> **The problem**
Every line of the material is to be quoted verbatim, minus the pictures.

> **Information shown**
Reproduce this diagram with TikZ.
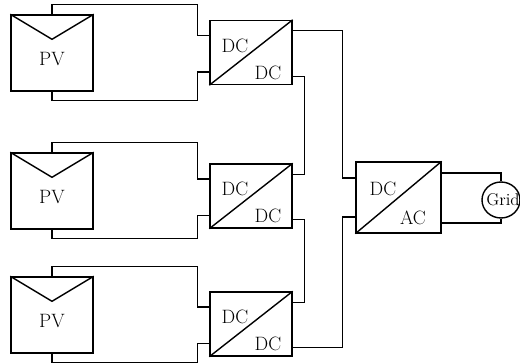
\documentclass[tikz,border=0pt]{standalone}
\usepackage{fontspec}
\usepackage{tikz}
\usetikzlibrary{calc,shapes.geometric}
\tikzset{
	pvpanel/.style={draw, minimum width=2.46cm, minimum height=2.28cm, inner sep=0pt},
	converter/.style={draw, minimum width=2.46cm, minimum height=1.92cm, inner sep=0pt},
	inverter/.style={draw, minimum width=2.55cm, minimum height=2.13cm, inner sep=0pt},
	gridnode/.style={draw, ellipse, minimum width=1.14cm, minimum height=1.08cm, inner sep=0pt},
	lbl/.style={font=\fontsize{16.5}{18}\selectfont, inner sep=0pt},
	gridlbl/.style={font=\fontsize{14.5}{16}\selectfont, inner sep=0pt}
}

\begin{document}
\begin{tikzpicture}[x=0.03cm, y=-0.03cm, line width=1.2pt, line join=miter]
	\useasboundingbox (0,0) rectangle (520,363);

	% panels and dc/dc stages
	\foreach \i/\py/\dy in {1/53/52.5, 2/191/196, 3/315/324} {
		\node[pvpanel] (pv\i) at (52,\py) {};
		\draw (pv\i.north west) -- ($(pv\i.north)+(0,25)$) -- (pv\i.north east);
		\node[lbl] (pvt\i) at ($(pv\i.center)+(0,6)$) {PV};

		\node[converter] (dc\i) at (251,\dy) {};
		\draw (dc\i.south west) -- (dc\i.north east);
		\node[lbl] (dcin\i) at ($(dc\i.center)+(-16,-7)$) {DC};
		\node[lbl] (dcout\i) at ($(dc\i.center)+(17,20)$) {DC};

		\draw (pv\i.north) -- ++(0,-10) -| ($(dc\i.west)+(-12,-17)$) -- ++(12,0);
		\draw (pv\i.south) -- ++(0,8.5) -| ($(dc\i.west)+(-12,19.5)$) -- ++(12,0);

		\coordinate (o\i a) at ($(dc\i.north east)+(0,11)$);
		\coordinate (o\i b) at ($(dc\i.south east)+(0,-9)$);
	}

	% dc/ac stage and grid
	\node[inverter] (dcac) at (398.5,197.5) {};
	\draw (dcac.south west) -- (dcac.north east);
	\node[lbl] (acin) at ($(dcac.center)+(-15.5,-8.5)$) {DC};
	\node[lbl] (acout) at ($(dcac.center)+(14.5,20.5)$) {AC};
	\node[gridnode] (grid) at (501,200) {};
	\node[gridlbl] (gridt) at ($(grid.center)+(2,0)$) {Grid};

	% series string
	\draw (o1b) -| ($(o2a)+(12,0)$) -- (o2a);
	\draw (o2b) -| ($(o3a)+(12,0)$) -- (o3a);
	\draw (o1a) -| ($(dcac.west)+(-13,-19.5)$) -- ++(13,0);
	\draw (o3b) -| ($(dcac.west)+(-13,19.5)$) -- ++(13,0);

	\draw ($(dcac.east)+(0,-24.5)$) -| (grid.north);
	\draw ($(dcac.east)+(0,25.5)$) -| (grid.south);
\end{tikzpicture}
\end{document}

> **Full solution**
Reproduce this diagram with TikZ.
\documentclass[tikz,border=0pt]{standalone}
\usepackage{fontspec}
\usepackage{tikz}
\usetikzlibrary{calc,shapes.geometric}
\tikzset{
	pvpanel/.style={draw, minimum width=2.46cm, minimum height=2.28cm, inner sep=0pt},
	converter/.style={draw, minimum width=2.46cm, minimum height=1.92cm, inner sep=0pt},
	inverter/.style={draw, minimum width=2.55cm, minimum height=2.13cm, inner sep=0pt},
	gridnode/.style={draw, ellipse, minimum width=1.14cm, minimum height=1.08cm, inner sep=0pt},
	lbl/.style={font=\fontsize{16.5}{18}\selectfont, inner sep=0pt},
	gridlbl/.style={font=\fontsize{14.5}{16}\selectfont, inner sep=0pt}
}

\begin{document}
\begin{tikzpicture}[x=0.03cm, y=-0.03cm, line width=1.2pt, line join=miter]
	\useasboundingbox (0,0) rectangle (520,363);

	% panels and dc/dc stages
	\foreach \i/\py/\dy in {1/53/52.5, 2/191/196, 3/315/324} {
		\node[pvpanel] (pv\i) at (52,\py) {};
		\draw (pv\i.north west) -- ($(pv\i.north)+(0,25)$) -- (pv\i.north east);
		\node[lbl] (pvt\i) at ($(pv\i.center)+(0,6)$) {PV};

		\node[converter] (dc\i) at (251,\dy) {};
		\draw (dc\i.south west) -- (dc\i.north east);
		\node[lbl] (dcin\i) at ($(dc\i.center)+(-16,-7)$) {DC};
		\node[lbl] (dcout\i) at ($(dc\i.center)+(17,20)$) {DC};

		\draw (pv\i.north) -- ++(0,-10) -| ($(dc\i.west)+(-12,-17)$) -- ++(12,0);
		\draw (pv\i.south) -- ++(0,8.5) -| ($(dc\i.west)+(-12,19.5)$) -- ++(12,0);

		\coordinate (o\i a) at ($(dc\i.north east)+(0,11)$);
		\coordinate (o\i b) at ($(dc\i.south east)+(0,-9)$);
	}

	% dc/ac stage and grid
	\node[inverter] (dcac) at (398.5,197.5) {};
	\draw (dcac.south west) -- (dcac.north east);
	\node[lbl] (acin) at ($(dcac.center)+(-15.5,-8.5)$) {DC};
	\node[lbl] (acout) at ($(dcac.center)+(14.5,20.5)$) {AC};
	\node[gridnode] (grid) at (501,200) {};
	\node[gridlbl] (gridt) at ($(grid.center)+(2,0)$) {Grid};

	% series string
	\draw (o1b) -| ($(o2a)+(12,0)$) -- (o2a);
	\draw (o2b) -| ($(o3a)+(12,0)$) -- (o3a);
	\draw (o1a) -| ($(dcac.west)+(-13,-19.5)$) -- ++(13,0);
	\draw (o3b) -| ($(dcac.west)+(-13,19.5)$) -- ++(13,0);

	\draw ($(dcac.east)+(0,-24.5)$) -| (grid.north);
	\draw ($(dcac.east)+(0,25.5)$) -| (grid.south);
\end{tikzpicture}
\end{document}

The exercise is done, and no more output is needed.